## TASK DETAILS
Below is a listing; print exactly its lines from the one containing "Write a LaTeX" down to the one containing "(27,5) -- (680,5);", both inclusive, with every picture left out.
=== DATA SHOWN ===
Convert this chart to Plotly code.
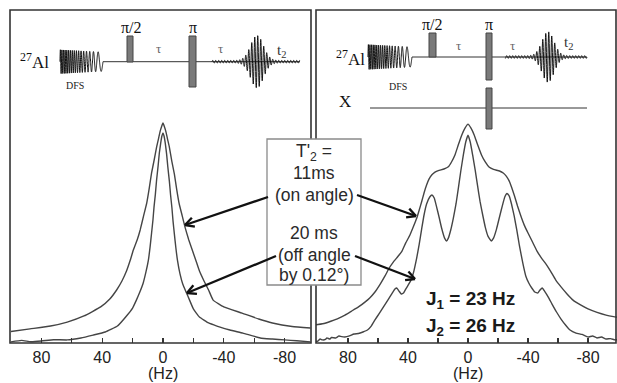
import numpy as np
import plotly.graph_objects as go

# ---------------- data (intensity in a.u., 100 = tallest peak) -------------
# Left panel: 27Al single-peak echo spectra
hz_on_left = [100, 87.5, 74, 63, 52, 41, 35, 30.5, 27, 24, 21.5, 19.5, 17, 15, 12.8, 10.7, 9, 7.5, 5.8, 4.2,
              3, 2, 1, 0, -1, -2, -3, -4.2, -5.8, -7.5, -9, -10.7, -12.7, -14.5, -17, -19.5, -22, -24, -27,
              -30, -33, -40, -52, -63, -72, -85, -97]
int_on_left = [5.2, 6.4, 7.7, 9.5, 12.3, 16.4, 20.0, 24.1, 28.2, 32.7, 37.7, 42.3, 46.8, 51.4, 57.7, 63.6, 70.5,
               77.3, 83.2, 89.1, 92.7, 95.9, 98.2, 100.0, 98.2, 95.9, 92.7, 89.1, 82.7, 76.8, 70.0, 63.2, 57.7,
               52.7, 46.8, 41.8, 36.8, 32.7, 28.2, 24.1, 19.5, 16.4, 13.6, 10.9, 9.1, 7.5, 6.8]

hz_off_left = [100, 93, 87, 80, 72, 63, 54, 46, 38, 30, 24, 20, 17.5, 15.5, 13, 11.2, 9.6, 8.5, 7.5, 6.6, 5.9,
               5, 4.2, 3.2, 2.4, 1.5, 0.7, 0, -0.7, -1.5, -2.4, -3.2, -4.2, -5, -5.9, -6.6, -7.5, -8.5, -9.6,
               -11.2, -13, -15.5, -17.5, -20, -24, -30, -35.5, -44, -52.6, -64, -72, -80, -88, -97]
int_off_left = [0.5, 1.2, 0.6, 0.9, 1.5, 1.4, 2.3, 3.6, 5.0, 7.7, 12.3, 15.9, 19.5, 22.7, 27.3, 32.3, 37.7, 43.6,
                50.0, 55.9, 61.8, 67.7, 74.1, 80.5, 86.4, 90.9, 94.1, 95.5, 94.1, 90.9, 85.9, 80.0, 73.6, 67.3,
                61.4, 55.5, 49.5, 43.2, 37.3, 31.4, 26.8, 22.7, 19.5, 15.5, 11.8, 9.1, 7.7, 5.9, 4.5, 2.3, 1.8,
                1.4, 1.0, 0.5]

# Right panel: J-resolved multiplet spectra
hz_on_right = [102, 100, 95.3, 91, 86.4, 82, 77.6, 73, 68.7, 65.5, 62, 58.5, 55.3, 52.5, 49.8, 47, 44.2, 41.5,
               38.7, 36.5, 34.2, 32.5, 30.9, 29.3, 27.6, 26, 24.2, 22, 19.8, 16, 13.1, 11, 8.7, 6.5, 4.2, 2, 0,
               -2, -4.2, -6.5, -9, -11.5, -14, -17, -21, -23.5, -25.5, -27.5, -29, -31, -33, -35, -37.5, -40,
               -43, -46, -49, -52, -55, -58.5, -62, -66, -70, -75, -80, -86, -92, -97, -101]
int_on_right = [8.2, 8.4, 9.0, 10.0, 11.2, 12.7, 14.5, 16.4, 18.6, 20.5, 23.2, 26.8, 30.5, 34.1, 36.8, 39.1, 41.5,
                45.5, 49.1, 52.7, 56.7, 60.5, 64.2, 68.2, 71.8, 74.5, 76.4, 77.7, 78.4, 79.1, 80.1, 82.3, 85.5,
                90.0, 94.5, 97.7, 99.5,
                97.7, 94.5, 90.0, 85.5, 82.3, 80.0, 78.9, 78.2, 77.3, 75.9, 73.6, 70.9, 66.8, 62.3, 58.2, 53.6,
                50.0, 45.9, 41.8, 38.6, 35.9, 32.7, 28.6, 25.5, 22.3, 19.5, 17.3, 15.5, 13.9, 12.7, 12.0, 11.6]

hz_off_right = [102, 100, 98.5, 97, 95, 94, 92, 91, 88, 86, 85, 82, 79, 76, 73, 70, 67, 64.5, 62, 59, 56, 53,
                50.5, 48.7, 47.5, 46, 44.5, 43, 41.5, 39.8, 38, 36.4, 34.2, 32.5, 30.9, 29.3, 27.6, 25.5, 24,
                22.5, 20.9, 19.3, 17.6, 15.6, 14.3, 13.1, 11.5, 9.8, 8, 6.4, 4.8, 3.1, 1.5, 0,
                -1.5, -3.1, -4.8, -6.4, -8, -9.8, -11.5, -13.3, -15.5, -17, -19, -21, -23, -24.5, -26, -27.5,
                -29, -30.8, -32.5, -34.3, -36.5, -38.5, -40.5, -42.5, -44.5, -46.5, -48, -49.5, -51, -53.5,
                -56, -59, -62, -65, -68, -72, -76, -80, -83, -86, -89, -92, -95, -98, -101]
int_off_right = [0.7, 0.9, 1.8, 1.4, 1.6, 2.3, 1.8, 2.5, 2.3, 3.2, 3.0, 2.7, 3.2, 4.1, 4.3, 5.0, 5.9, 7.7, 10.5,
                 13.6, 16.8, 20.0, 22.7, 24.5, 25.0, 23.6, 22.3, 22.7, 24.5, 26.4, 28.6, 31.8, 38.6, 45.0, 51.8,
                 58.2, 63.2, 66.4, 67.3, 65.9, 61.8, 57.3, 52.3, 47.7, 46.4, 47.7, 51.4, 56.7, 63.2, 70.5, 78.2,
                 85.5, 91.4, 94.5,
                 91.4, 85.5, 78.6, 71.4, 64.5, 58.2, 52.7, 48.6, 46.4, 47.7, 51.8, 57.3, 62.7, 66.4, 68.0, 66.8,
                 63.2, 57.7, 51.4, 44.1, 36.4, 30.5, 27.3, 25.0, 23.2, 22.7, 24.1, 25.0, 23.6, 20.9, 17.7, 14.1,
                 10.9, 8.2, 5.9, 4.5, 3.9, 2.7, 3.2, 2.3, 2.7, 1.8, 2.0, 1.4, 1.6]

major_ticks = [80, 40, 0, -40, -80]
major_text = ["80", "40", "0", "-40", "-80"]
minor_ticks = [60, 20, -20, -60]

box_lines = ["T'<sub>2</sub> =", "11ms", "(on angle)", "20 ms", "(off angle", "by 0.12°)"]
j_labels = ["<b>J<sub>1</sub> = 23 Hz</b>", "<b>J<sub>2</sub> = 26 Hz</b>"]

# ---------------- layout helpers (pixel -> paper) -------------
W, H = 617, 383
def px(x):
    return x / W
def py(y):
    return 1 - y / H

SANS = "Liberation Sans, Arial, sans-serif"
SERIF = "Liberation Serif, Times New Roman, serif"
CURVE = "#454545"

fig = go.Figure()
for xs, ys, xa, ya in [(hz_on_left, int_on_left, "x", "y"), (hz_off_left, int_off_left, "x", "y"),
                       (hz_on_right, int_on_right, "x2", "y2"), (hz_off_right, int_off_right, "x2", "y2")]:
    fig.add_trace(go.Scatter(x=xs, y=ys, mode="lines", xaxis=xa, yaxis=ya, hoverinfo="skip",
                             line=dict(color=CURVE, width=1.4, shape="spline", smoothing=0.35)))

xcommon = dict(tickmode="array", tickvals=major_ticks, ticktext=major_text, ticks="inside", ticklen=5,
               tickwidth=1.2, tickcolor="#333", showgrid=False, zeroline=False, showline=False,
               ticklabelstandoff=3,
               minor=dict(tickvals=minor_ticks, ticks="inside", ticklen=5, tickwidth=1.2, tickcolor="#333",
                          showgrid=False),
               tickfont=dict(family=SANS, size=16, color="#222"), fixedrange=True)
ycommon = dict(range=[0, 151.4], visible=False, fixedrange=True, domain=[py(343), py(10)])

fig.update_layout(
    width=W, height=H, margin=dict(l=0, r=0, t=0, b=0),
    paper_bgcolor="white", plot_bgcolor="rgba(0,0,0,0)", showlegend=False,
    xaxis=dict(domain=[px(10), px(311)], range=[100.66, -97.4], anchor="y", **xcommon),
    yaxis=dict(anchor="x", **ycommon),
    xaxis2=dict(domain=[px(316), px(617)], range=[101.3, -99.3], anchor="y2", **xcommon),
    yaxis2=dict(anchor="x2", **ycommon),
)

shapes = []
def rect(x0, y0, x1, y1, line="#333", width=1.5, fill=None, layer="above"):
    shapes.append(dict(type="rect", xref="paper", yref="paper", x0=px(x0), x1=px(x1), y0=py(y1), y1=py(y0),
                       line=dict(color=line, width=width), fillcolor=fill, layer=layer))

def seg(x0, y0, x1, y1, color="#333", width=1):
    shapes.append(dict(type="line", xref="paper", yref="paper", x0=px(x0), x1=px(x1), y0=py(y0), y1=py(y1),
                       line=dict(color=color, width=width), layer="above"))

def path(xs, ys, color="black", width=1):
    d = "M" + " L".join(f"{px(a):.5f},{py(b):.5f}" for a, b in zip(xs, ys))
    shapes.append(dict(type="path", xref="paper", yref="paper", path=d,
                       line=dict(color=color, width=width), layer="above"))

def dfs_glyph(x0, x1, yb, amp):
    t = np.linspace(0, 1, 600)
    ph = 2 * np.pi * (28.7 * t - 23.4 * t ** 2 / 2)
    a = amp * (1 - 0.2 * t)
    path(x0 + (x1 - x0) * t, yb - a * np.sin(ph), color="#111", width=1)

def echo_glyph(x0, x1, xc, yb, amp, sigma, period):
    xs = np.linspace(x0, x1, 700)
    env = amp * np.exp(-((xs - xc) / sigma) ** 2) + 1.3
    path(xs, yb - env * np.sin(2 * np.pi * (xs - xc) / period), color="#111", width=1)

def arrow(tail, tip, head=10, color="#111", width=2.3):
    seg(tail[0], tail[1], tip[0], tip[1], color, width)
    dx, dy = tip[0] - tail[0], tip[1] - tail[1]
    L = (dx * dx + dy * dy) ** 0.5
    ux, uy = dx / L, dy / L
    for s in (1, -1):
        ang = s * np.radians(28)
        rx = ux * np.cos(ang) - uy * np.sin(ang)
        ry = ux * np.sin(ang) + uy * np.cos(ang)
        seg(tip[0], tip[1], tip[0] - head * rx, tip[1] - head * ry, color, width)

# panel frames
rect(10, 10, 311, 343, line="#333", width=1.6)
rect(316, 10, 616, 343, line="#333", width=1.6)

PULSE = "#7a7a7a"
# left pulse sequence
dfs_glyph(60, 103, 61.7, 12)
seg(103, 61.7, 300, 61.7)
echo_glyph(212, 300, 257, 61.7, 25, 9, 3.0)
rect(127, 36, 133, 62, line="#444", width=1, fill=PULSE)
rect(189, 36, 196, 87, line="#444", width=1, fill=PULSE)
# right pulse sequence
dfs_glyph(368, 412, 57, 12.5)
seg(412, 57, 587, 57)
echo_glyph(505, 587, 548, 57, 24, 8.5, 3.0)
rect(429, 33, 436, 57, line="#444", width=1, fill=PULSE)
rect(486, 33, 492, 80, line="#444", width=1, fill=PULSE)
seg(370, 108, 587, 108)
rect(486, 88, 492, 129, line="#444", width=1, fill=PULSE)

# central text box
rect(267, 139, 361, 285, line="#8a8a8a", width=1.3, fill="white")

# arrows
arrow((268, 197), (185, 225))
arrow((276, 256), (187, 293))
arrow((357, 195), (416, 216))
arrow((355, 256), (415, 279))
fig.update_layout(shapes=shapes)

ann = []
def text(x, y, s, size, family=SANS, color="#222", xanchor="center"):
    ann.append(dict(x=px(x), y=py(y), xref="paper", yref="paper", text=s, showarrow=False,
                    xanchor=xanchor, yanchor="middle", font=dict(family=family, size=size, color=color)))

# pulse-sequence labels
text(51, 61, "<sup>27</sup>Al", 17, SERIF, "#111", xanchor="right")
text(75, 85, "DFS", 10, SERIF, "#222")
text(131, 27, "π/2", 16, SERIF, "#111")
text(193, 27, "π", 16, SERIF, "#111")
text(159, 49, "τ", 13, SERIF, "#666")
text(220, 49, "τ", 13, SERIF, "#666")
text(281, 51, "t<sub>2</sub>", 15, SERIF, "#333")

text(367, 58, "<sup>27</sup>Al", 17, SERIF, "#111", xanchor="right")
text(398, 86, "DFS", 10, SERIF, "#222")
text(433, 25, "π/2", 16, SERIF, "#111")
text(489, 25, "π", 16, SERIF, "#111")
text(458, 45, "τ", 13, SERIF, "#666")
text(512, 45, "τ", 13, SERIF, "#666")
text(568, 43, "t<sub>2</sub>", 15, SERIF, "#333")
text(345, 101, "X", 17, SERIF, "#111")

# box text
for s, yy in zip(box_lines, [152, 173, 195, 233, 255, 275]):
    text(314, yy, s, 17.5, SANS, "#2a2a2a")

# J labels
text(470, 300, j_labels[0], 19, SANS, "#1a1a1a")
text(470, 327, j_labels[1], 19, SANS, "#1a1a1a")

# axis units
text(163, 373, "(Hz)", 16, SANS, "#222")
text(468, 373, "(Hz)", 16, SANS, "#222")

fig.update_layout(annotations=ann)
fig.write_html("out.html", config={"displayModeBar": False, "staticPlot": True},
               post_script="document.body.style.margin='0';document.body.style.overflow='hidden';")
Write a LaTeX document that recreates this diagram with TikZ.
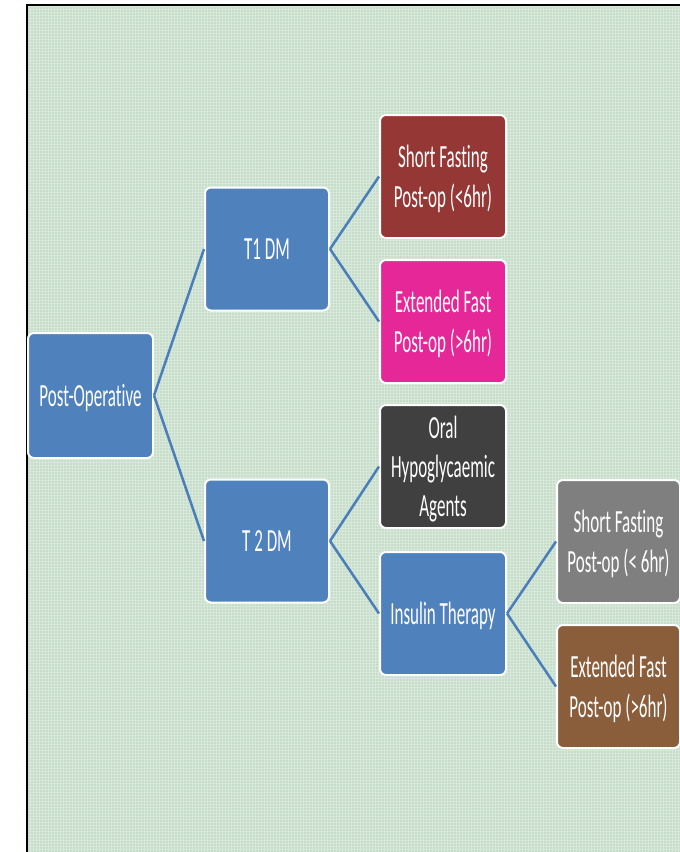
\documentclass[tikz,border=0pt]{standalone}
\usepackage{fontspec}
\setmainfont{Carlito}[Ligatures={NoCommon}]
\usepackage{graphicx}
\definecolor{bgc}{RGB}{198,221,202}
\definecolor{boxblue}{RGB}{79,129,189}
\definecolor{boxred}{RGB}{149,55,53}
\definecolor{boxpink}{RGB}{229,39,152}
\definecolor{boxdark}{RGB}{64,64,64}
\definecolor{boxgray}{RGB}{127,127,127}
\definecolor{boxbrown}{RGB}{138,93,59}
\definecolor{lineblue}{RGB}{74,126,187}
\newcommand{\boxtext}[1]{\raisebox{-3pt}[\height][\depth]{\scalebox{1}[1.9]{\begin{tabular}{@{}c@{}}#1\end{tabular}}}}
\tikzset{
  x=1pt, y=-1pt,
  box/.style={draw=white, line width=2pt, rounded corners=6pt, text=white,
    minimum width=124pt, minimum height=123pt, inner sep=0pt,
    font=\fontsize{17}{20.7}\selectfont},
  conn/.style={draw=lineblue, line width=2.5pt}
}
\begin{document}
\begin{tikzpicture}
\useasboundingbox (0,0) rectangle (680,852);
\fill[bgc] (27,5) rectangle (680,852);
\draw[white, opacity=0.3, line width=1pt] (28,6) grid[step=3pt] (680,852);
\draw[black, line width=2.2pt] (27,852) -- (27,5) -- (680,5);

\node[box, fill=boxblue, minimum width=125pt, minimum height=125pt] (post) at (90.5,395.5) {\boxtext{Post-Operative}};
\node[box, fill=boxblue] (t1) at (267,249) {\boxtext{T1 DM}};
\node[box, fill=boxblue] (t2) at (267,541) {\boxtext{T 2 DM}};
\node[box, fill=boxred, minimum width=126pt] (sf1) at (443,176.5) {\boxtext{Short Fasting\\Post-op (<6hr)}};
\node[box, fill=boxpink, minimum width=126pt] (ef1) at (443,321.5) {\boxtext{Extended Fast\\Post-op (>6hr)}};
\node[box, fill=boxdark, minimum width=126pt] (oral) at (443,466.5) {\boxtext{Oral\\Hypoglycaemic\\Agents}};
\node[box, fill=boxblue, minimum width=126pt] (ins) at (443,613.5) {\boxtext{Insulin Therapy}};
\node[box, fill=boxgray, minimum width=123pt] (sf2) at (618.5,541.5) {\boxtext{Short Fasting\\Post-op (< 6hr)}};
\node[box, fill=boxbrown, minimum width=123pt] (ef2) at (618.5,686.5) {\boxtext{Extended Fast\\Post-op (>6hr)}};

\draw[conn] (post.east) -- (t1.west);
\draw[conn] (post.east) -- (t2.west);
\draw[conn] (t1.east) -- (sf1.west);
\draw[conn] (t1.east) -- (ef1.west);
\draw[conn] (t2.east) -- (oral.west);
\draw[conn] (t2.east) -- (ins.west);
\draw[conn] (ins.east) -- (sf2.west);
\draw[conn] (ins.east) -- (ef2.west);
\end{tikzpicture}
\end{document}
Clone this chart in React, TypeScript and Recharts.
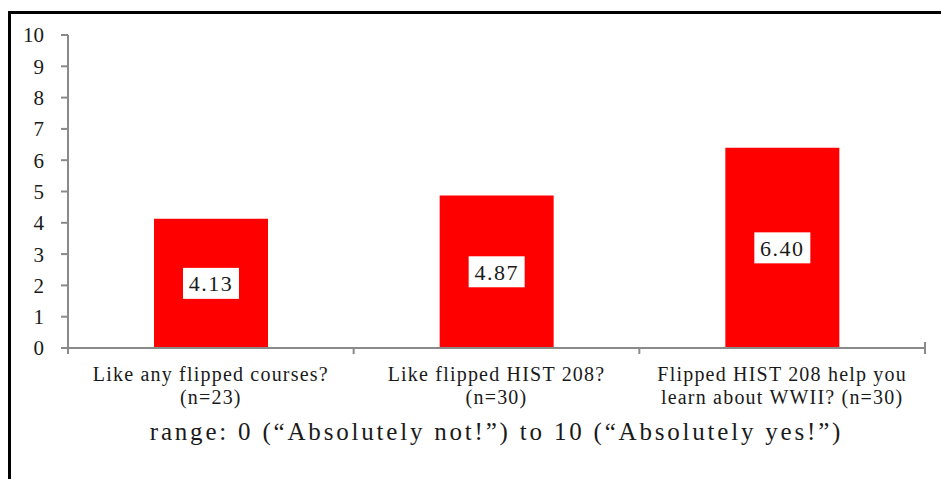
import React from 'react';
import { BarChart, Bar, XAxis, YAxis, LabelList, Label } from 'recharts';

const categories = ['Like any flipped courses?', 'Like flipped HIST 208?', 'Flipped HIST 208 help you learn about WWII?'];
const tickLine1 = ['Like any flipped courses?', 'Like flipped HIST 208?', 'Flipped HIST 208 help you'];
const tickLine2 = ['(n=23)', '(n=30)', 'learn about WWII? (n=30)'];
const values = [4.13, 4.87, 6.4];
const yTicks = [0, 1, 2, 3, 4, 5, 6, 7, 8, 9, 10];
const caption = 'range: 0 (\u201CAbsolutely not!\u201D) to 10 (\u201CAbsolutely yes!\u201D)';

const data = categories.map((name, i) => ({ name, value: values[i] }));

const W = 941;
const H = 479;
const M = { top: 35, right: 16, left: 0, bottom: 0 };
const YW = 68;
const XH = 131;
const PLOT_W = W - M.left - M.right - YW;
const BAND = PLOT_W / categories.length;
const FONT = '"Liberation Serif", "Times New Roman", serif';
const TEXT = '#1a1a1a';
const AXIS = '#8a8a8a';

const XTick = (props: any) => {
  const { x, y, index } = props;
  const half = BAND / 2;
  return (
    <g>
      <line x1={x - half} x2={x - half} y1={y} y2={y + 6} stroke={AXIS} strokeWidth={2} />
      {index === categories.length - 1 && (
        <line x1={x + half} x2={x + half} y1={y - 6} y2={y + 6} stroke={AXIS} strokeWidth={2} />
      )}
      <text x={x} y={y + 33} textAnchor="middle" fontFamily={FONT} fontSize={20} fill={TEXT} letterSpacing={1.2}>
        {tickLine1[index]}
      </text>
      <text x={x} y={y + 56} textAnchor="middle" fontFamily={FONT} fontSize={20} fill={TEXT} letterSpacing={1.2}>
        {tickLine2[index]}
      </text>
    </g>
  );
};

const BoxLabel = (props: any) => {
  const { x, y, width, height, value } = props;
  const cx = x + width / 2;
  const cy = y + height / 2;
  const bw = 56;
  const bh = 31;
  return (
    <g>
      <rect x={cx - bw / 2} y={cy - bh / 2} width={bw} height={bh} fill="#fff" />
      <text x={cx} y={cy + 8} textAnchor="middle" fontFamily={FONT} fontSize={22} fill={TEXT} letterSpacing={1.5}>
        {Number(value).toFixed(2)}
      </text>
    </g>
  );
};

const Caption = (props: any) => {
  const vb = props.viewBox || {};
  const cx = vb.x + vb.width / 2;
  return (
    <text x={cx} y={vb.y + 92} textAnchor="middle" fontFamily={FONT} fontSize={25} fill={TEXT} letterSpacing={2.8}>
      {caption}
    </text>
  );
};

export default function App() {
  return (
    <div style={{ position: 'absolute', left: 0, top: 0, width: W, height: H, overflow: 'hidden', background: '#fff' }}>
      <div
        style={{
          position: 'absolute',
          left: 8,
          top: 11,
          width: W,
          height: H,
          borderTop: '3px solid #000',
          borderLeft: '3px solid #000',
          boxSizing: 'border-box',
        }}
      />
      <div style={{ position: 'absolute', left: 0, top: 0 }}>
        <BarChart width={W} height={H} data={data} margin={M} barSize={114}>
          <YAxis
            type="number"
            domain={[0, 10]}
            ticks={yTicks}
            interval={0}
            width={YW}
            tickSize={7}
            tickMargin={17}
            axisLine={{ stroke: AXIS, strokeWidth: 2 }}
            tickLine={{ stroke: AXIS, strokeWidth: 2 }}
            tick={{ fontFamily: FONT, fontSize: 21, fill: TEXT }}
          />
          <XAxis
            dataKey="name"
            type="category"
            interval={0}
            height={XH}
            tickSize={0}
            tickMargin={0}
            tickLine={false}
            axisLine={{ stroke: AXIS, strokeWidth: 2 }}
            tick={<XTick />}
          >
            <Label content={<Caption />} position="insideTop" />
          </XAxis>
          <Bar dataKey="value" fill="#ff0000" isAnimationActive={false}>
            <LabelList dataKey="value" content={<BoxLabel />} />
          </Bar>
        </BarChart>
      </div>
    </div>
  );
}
===
## TASK OUTPUT
Write a LaTeX document that recreates this diagram with TikZ.
\documentclass[tikz,border=0pt]{standalone}
\usepackage{fontspec}
\setmainfont{Carlito}[Ligatures={NoCommon}]
\usepackage{graphicx}
\definecolor{bgc}{RGB}{198,221,202}
\definecolor{boxblue}{RGB}{79,129,189}
\definecolor{boxred}{RGB}{149,55,53}
\definecolor{boxpink}{RGB}{229,39,152}
\definecolor{boxdark}{RGB}{64,64,64}
\definecolor{boxgray}{RGB}{127,127,127}
\definecolor{boxbrown}{RGB}{138,93,59}
\definecolor{lineblue}{RGB}{74,126,187}
\newcommand{\boxtext}[1]{\raisebox{-3pt}[\height][\depth]{\scalebox{1}[1.9]{\begin{tabular}{@{}c@{}}#1\end{tabular}}}}
\tikzset{
  x=1pt, y=-1pt,
  box/.style={draw=white, line width=2pt, rounded corners=6pt, text=white,
    minimum width=124pt, minimum height=123pt, inner sep=0pt,
    font=\fontsize{17}{20.7}\selectfont},
  conn/.style={draw=lineblue, line width=2.5pt}
}
\begin{document}
\begin{tikzpicture}
\useasboundingbox (0,0) rectangle (680,852);
\fill[bgc] (27,5) rectangle (680,852);
\draw[white, opacity=0.3, line width=1pt] (28,6) grid[step=3pt] (680,852);
\draw[black, line width=2.2pt] (27,852) -- (27,5) -- (680,5);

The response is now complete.